## start Material for this task
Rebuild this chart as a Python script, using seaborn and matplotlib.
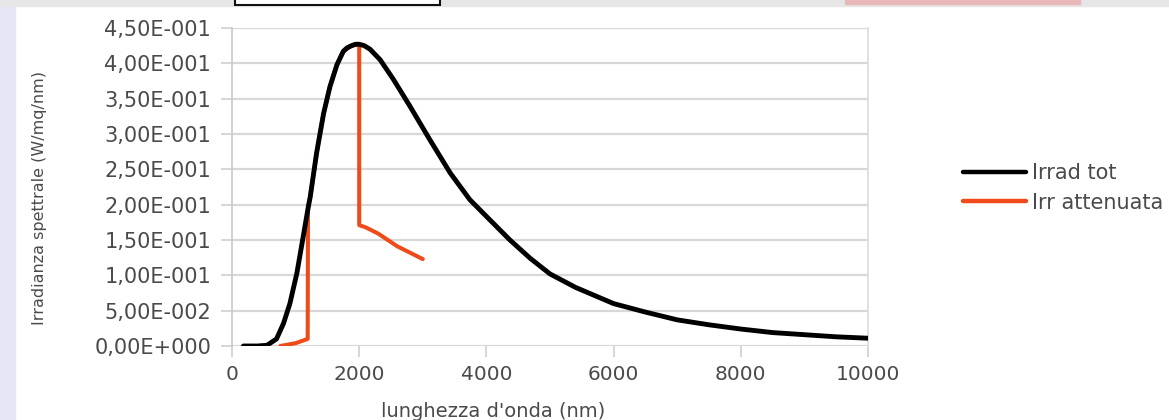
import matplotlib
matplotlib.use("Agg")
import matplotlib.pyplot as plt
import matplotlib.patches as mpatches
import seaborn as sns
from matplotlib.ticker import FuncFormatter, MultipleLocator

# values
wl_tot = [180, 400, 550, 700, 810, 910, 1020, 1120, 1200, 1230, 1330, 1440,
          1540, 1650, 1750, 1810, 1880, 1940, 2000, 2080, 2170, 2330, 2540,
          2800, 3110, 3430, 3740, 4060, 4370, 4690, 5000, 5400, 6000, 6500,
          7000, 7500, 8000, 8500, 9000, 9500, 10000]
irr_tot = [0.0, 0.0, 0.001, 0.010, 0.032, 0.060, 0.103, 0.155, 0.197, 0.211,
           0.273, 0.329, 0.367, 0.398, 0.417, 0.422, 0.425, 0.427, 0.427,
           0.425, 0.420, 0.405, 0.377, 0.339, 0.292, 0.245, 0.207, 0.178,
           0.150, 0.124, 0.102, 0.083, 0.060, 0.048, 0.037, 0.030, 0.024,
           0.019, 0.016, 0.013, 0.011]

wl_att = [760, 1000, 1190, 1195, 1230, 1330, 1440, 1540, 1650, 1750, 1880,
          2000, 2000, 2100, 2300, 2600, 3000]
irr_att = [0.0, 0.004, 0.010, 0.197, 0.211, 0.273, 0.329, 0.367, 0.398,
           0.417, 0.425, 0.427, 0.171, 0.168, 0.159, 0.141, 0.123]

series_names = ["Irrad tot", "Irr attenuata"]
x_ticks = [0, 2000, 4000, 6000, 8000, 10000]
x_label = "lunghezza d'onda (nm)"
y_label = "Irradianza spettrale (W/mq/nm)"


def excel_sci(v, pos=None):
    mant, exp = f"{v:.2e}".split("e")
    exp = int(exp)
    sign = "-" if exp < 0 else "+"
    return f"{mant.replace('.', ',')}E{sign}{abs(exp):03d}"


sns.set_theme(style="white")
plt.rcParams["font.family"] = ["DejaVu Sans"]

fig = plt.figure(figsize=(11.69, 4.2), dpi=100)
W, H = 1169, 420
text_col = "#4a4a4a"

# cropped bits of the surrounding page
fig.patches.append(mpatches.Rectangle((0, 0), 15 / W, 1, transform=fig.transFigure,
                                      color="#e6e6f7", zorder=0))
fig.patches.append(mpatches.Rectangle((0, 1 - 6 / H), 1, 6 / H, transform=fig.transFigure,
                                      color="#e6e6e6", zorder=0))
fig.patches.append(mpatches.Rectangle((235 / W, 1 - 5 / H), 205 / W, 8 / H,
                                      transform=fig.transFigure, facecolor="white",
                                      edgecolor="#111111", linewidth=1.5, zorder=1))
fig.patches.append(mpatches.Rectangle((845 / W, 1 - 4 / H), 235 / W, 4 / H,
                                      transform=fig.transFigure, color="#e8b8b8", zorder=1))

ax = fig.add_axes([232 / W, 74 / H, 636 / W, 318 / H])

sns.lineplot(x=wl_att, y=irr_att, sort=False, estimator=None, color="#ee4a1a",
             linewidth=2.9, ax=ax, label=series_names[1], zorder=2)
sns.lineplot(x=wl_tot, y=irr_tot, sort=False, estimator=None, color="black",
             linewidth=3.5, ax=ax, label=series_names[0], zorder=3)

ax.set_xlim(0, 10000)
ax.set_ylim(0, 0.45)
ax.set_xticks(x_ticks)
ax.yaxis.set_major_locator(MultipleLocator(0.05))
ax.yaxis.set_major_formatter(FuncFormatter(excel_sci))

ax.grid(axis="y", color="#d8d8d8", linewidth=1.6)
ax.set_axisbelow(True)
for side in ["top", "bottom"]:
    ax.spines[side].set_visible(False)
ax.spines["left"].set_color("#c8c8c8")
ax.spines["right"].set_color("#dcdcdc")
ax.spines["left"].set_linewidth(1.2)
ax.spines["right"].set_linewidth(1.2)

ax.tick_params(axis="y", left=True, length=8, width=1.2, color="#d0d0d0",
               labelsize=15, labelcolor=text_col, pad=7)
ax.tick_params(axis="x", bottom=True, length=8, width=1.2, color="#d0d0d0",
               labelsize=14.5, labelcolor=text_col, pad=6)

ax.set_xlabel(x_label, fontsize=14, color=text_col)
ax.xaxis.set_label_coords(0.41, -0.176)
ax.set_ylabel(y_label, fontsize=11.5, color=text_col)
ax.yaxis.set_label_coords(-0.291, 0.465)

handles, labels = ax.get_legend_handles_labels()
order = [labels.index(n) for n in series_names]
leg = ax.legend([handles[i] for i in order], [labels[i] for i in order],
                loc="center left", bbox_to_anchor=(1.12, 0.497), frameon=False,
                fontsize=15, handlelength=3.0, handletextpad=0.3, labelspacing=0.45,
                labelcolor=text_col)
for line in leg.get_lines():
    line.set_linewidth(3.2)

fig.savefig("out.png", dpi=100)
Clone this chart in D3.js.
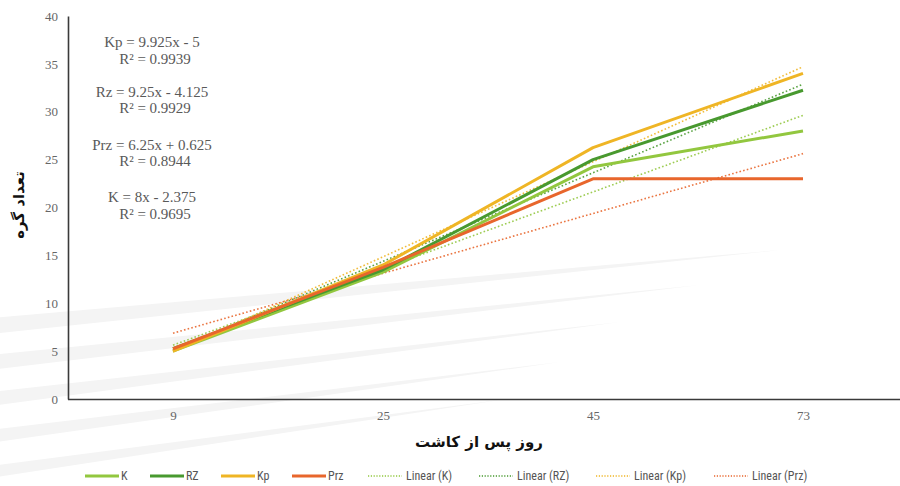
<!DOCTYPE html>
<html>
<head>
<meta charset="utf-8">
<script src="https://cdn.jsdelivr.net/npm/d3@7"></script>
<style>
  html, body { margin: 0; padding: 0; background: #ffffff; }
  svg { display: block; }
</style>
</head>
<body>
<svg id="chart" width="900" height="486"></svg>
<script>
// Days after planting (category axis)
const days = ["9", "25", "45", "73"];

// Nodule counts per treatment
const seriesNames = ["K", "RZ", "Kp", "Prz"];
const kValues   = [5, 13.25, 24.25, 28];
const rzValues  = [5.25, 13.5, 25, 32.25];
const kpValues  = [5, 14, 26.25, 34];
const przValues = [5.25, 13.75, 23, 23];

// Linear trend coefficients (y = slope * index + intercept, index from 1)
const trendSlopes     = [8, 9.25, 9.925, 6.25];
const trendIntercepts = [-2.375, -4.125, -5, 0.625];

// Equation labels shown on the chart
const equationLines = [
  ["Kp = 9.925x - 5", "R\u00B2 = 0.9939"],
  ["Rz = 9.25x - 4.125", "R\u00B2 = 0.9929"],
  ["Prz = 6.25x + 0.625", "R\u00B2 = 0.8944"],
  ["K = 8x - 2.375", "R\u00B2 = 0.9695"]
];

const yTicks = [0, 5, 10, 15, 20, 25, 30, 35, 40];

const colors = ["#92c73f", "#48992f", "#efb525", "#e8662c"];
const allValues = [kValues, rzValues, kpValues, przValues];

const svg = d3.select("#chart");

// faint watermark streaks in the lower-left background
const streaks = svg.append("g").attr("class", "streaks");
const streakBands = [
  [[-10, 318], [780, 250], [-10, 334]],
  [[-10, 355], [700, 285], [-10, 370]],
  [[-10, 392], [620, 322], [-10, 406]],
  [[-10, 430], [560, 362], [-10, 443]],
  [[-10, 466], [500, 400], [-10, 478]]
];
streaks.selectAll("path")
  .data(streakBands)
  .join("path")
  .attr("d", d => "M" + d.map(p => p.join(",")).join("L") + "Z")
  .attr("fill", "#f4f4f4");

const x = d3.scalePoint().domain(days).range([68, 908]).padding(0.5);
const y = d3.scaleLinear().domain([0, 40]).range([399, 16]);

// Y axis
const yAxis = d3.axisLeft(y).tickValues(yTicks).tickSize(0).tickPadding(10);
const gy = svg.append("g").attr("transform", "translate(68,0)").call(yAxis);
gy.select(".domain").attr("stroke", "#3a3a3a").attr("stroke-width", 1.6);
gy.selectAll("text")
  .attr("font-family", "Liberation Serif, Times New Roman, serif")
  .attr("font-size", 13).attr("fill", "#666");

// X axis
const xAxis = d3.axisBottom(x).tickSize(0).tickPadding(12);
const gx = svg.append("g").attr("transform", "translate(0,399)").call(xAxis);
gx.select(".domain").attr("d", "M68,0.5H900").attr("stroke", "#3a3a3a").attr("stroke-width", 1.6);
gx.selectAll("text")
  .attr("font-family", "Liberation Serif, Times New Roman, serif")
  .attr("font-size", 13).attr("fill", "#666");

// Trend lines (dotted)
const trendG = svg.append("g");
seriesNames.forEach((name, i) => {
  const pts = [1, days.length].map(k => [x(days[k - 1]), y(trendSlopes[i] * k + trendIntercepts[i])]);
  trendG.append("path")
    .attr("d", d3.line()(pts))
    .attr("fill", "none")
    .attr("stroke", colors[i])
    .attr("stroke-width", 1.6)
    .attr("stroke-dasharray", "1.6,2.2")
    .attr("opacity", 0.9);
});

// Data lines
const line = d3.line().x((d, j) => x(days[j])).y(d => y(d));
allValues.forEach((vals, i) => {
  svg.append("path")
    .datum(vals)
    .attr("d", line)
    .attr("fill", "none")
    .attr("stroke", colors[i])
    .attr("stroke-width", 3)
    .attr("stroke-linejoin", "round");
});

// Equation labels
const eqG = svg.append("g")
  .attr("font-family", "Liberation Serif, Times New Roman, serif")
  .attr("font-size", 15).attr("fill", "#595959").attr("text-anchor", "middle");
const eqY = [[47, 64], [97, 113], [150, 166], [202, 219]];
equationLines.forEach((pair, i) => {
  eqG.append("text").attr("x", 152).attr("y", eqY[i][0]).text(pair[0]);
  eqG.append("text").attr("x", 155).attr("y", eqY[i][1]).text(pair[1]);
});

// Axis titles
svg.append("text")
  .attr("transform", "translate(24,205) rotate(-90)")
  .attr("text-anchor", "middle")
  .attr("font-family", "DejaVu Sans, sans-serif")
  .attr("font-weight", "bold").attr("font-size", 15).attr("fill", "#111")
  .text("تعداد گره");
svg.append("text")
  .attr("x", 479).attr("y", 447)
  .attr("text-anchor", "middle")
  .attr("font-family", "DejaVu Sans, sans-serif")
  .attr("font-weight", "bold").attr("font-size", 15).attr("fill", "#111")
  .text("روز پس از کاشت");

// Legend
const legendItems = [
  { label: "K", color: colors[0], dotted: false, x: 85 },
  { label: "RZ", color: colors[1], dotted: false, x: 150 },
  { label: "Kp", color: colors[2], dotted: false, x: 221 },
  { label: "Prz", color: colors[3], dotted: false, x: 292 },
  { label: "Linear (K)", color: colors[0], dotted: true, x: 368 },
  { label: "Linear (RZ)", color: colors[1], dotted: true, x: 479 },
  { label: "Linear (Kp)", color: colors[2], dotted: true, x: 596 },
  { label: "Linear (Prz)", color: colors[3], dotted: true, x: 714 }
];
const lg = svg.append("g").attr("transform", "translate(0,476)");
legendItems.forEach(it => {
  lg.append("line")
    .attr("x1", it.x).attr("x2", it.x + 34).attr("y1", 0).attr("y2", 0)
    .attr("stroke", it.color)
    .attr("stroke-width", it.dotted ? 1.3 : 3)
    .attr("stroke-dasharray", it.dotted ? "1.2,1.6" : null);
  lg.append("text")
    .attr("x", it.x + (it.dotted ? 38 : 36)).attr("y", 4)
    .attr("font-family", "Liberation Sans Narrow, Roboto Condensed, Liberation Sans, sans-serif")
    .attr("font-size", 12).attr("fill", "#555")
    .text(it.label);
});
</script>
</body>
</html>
## end Material for this task
Problem details =>
Begin with the first line of the records and repeat every line up to the one with "from matplotlib.ticker import", counting that line too. Pictures are not part of the copy.

Task solution =>
Rebuild this chart as a Python script, using seaborn and matplotlib.
import matplotlib
matplotlib.use("Agg")
import matplotlib.pyplot as plt
import matplotlib.patches as mpatches
import seaborn as sns
from matplotlib.ticker import FuncFormatter, MultipleLocator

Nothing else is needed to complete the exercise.